Exercise goal.
From the listing below, copy word for word every line starting at the one that includes "Write a LaTeX" and ending at the one that includes "(0,0) rectangle (882,760);"; the pictures are omitted.

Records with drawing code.
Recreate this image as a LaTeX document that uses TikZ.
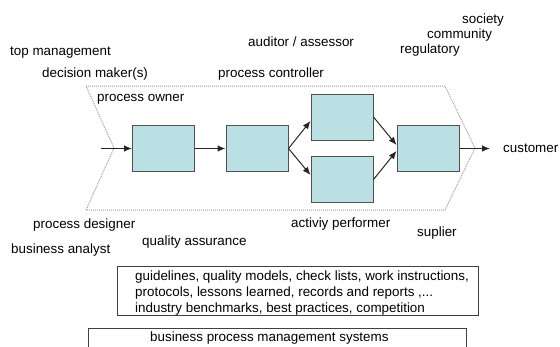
\documentclass[tikz,border=0pt]{standalone}
\usepackage{fontspec}
\setmainfont{Liberation Sans}
\usetikzlibrary{arrows.meta}
\definecolor{boxfill}{RGB}{187,224,227}
\definecolor{boxline}{RGB}{80,80,80}
\definecolor{chev}{RGB}{160,160,160}
\tikzset{
  lbl/.style={anchor=base west, inner sep=0pt, font=\fontsize{13.4}{16}\selectfont},
  pbox/.style={draw=boxline, fill=boxfill, line width=1pt, minimum width=62pt, minimum height=46pt, inner sep=0pt},
  conn/.style={line width=1pt, draw=black!85, -{Latex[length=8pt,width=6.5pt]}},
  chevline/.style={draw=chev, line width=1pt, dash pattern=on 1pt off 1pt},
  infobox/.style={draw=black!75, line width=1pt}
}
\begin{document}
\begin{tikzpicture}[x=1pt,y=-1pt]
\useasboundingbox (0,0) rectangle (560,346);
\clip (0,0) rectangle (560,346);
% chevron outline
\draw[chevline] (86,86) -- (445,86) -- (475,148) -- (445,210) -- (86,210) -- (114,148) -- cycle;
% process boxes
\node[pbox] (b1) at (163.5,148.5) {};
\node[pbox] (b2) at (257,148.5) {};
\node[pbox] (b3) at (342,117) {};
\node[pbox] (b4) at (342,179.5) {};
\node[pbox] (b5) at (428,148.5) {};
% connectors
\coordinate (in) at (101,148.5);
\coordinate (out) at (490,148.5);
\draw[conn] (in) -- (b1.west);
\draw[conn] (b1.east) -- (b2.west);
\draw[conn] (b2.east) -- ([yshift=-4pt]b3.west);
\draw[conn] (b2.east) -- ([yshift=4.5pt]b4.west);
\draw[conn] (b3.east) -- ([yshift=3.5pt]b5.west);
\draw[conn] (b4.east) -- ([yshift=-2.5pt]b5.west);
\draw[conn] (b5.east) -- (out);
% labels
\node[lbl] (tm) at (10,55) {top management};
\node[lbl] (dm) at (42,77) {decision maker(s)};
\node[lbl] (po) at (97,101) {process owner};
\node[lbl] (aa) at (248,46) {auditor / assessor};
\node[lbl] (pc) at (218,77) {process controller};
\node[lbl] (so) at (462,23) {society};
\node[lbl] (co) at (427,38) {community};
\node[lbl] (re) at (400,53) {regulatory};
\node[lbl] (cu) at (503,152) {customer};
\node[lbl] (pd) at (33,228) {process designer};
\node[lbl] (ba) at (11,253) {business analyst};
\node[lbl] (qa) at (142,245) {quality assurance};
\node[lbl] (ap) at (291,227) {activiy performer};
\node[lbl] (su) at (417,236) {suplier};
% info boxes
\node[infobox, anchor=north west, minimum width=361pt, minimum height=49pt, inner sep=0pt] (guide) at (117,266) {};
\node[lbl] (g1) at (135,280) {guidelines, quality models, check lists, work instructions,};
\node[lbl] (g2) at (135,296) {protocols, lessons learned, records and reports ,...};
\node[lbl] (g3) at (135,312) {industry benchmarks, best practices, competition};
\node[infobox, anchor=north west, minimum width=378pt, minimum height=40pt, inner sep=0pt] (bpms) at (88,328) {};
\node[lbl] (bp) at (150,341) {business process management systems};
\end{tikzpicture}
\end{document}
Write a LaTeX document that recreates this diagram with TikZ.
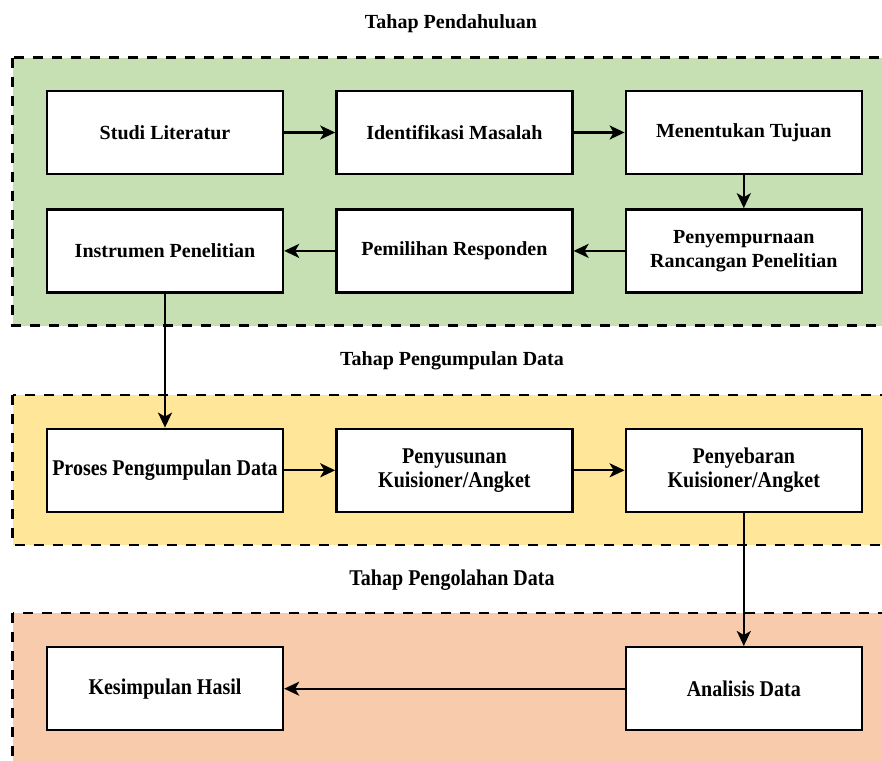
\documentclass[tikz,border=0pt]{standalone}
\usepackage{fontspec}
\setmainfont{Liberation Serif}
\newfontfamily\condfont[FakeStretch=0.89]{Liberation Serif}
\usepackage{tikz}
\usetikzlibrary{arrows, arrows.meta, positioning}

\definecolor{prepgreen}{HTML}{C6E0B4}
\definecolor{collectyellow}{HTML}{FFE699}
\definecolor{processsalmon}{HTML}{F8CBAD}

\begin{document}
\begin{tikzpicture}[x=1pt, y=-1pt]
    \tikzstyle{stage} = [rectangle, draw, line width=2.4pt, fill=white, minimum width=236pt,
                         minimum height=83pt, inner sep=1pt, align=center,
                         font=\fontsize{20}{24}\selectfont\bfseries]
    \tikzstyle{narrow} = [font=\fontsize{22.5}{24}\selectfont\condfont\bfseries]
    \tikzstyle{phase} = [line width=2.5pt, dash pattern=on 10pt off 9pt]
    \tikzstyle{title} = [anchor=base, font=\fontsize{20}{24}\selectfont\bfseries]
    \tikzstyle{flow} = [-{Stealth[length=15pt, width=14pt, inset=4pt]}, line width=2.3pt]

    \clip (0,0) rectangle (882,760);

    % panels
    \draw [phase, fill=prepgreen]     (12.7,57.7) rectangle (900,325.5);
    \draw [phase, fill=collectyellow] (12.7,395)  rectangle (900,545);
    \draw [phase, fill=processsalmon] (12.7,613)  rectangle (900,800);

    \node (t1) [title] at (451,29)  {Tahap Pendahuluan};
    \node (t2) [title] at (452,365) {Tahap Pengumpulan Data};
    \node (t3) [title, narrow] at (452,585) {Tahap Pengolahan Data};

    % tahap pendahuluan
    \node (studi)  [stage] at (165,132.5)           {Studi Literatur};
    \node (ident)  [stage, right=51pt of studi]    {Identifikasi Masalah};
    \node (tujuan) [stage, right=51pt of ident]    {Menentukan Tujuan};
    \node (sempurna) [stage, below=33pt of tujuan] {Penyempurnaan\\Rancangan Penelitian};
    \node (pilih)  [stage, below=33pt of ident]    {Pemilihan Responden};
    \node (instr)  [stage, below=33pt of studi]    {Instrumen Penelitian};

    % tahap pengumpulan data
    \node (proses) [stage, narrow, below=134pt of instr]  {Proses Pengumpulan Data};
    \node (susun)  [stage, narrow, right=51pt of proses]  {Penyusunan\\Kuisioner/Angket};
    \node (sebar)  [stage, narrow, right=51pt of susun]   {Penyebaran\\Kuisioner/Angket};

    % tahap pengolahan data
    \node (simpul) [stage, narrow, below=133pt of proses] {Kesimpulan Hasil};
    \node (analis) [stage, narrow, below=133pt of sebar]  {Analisis Data};

    \draw [flow] (studi) -- (ident);
    \draw [flow] (ident) -- (tujuan);
    \draw [flow] (tujuan) -- (sempurna);
    \draw [flow] (sempurna) -- (pilih);
    \draw [flow] (pilih) -- (instr);
    \draw [flow] (instr) -- (proses);
    \draw [flow] (proses) -- (susun);
    \draw [flow] (susun) -- (sebar);
    \draw [flow] (sebar) -- (analis);
    \draw [flow] (analis) -- (simpul);
\end{tikzpicture}
\end{document}
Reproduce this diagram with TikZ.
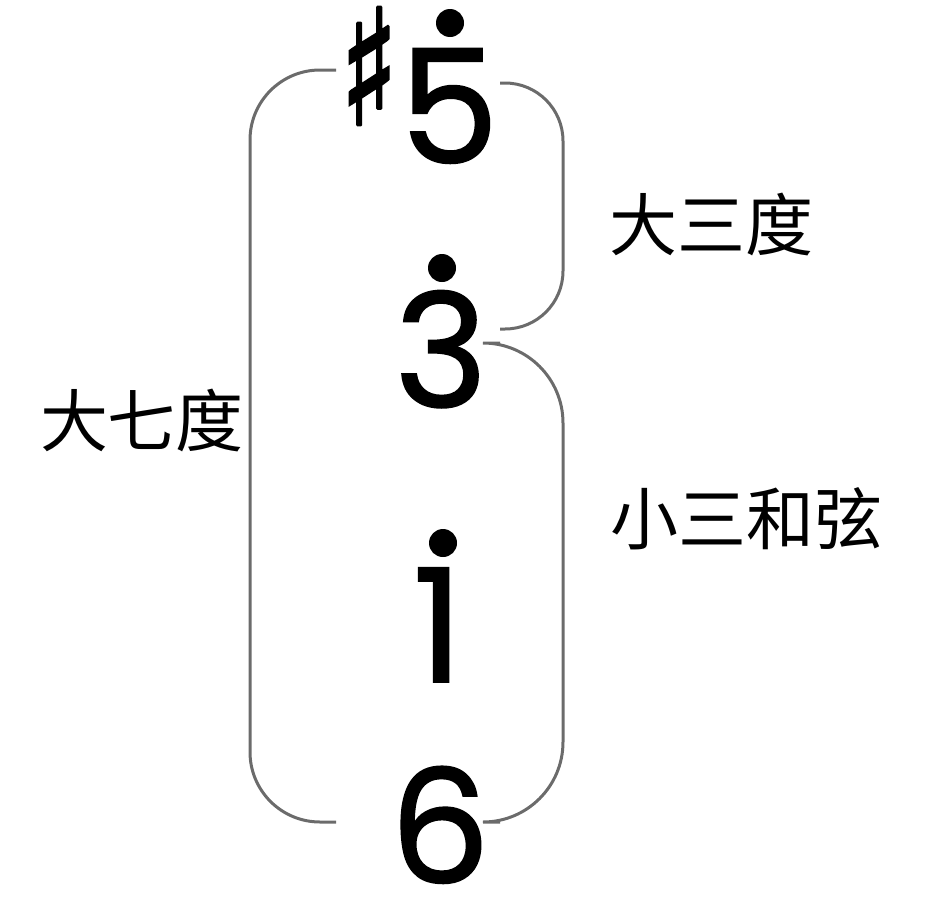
\documentclass[tikz,border=0pt]{standalone}
\usepackage{fontspec}
\setmainfont{Noto Sans CJK SC}
\newfontfamily\symfont[FakeBold=2.5]{DejaVu Sans}
\newfontfamily\notefont[FakeBold=1.2]{Poppins}
\usetikzlibrary{positioning}

\begin{document}
\begin{tikzpicture}[
        x=1pt, y=-1pt,
        note/.style={inner sep=0pt, anchor=base, font=\notefont\fontsize{158}{158}\selectfont},
        octdot/.style={circle, fill=black, inner sep=0pt, minimum size=28pt},
        label/.style={inner sep=0pt, font=\fontsize{68}{70}\selectfont},
        brace/.style={draw=black!58, line width=3pt, rounded corners=70pt}
    ]
    \useasboundingbox (0,0) rectangle (930,900);

    % notes of the chord
    \node[note] (five) at (449,163) {5};
    \node[note] (three) at (441,407) {3};
    \node[note] (one) at (438,682) {1};
    \node[note] (six) at (440,883) {6};

    % high octave dots
    \node[octdot] (dfive) at (450,23) {};
    \node[octdot] (dthree) at (442,268) {};
    \node[octdot] (done) at (443,543) {};

    % sharp sign
    \node[inner sep=0pt, font=\symfont\fontsize{160}{160}\selectfont] (sharp) at (369,66) {\scalebox{0.75}[1]{♯}};

    % interval labels
    \node[label] (major3) at (711,224) {大三度};
    \node[label] (major7) at (142,420) {大七度};
    \node[label] (minor3) at (746,519) {小三和弦};

    % brace ends
    \coordinate (ltop) at (336,70);
    \coordinate (lbot) at (336,822);
    \coordinate (rtop) at (500,83);
    \coordinate (rmid) at (500,329);
    \coordinate (rmidb) at (500,343);
    \coordinate (rbot) at (500,822);

    \draw[brace] (ltop) -- (250,70) -- (250,822) -- (lbot);
    \draw[brace, rounded corners=58pt] (rtop) -- (563,83) -- (563,329) -- (rmid);
    \draw[brace, rounded corners=80pt] (rmidb) -- (563,343) -- (563,822) -- (rbot);
\end{tikzpicture}
\end{document}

Exercise answer.
Write a LaTeX document that recreates this diagram with TikZ.
\documentclass[tikz,border=0pt]{standalone}
\usepackage{fontspec}
\setmainfont{Liberation Serif}
\newfontfamily\condfont[FakeStretch=0.89]{Liberation Serif}
\usepackage{tikz}
\usetikzlibrary{arrows, arrows.meta, positioning}

\definecolor{prepgreen}{HTML}{C6E0B4}
\definecolor{collectyellow}{HTML}{FFE699}
\definecolor{processsalmon}{HTML}{F8CBAD}

\begin{document}
\begin{tikzpicture}[x=1pt, y=-1pt]
    \tikzstyle{stage} = [rectangle, draw, line width=2.4pt, fill=white, minimum width=236pt,
                         minimum height=83pt, inner sep=1pt, align=center,
                         font=\fontsize{20}{24}\selectfont\bfseries]
    \tikzstyle{narrow} = [font=\fontsize{22.5}{24}\selectfont\condfont\bfseries]
    \tikzstyle{phase} = [line width=2.5pt, dash pattern=on 10pt off 9pt]
    \tikzstyle{title} = [anchor=base, font=\fontsize{20}{24}\selectfont\bfseries]
    \tikzstyle{flow} = [-{Stealth[length=15pt, width=14pt, inset=4pt]}, line width=2.3pt]

    \clip (0,0) rectangle (882,760);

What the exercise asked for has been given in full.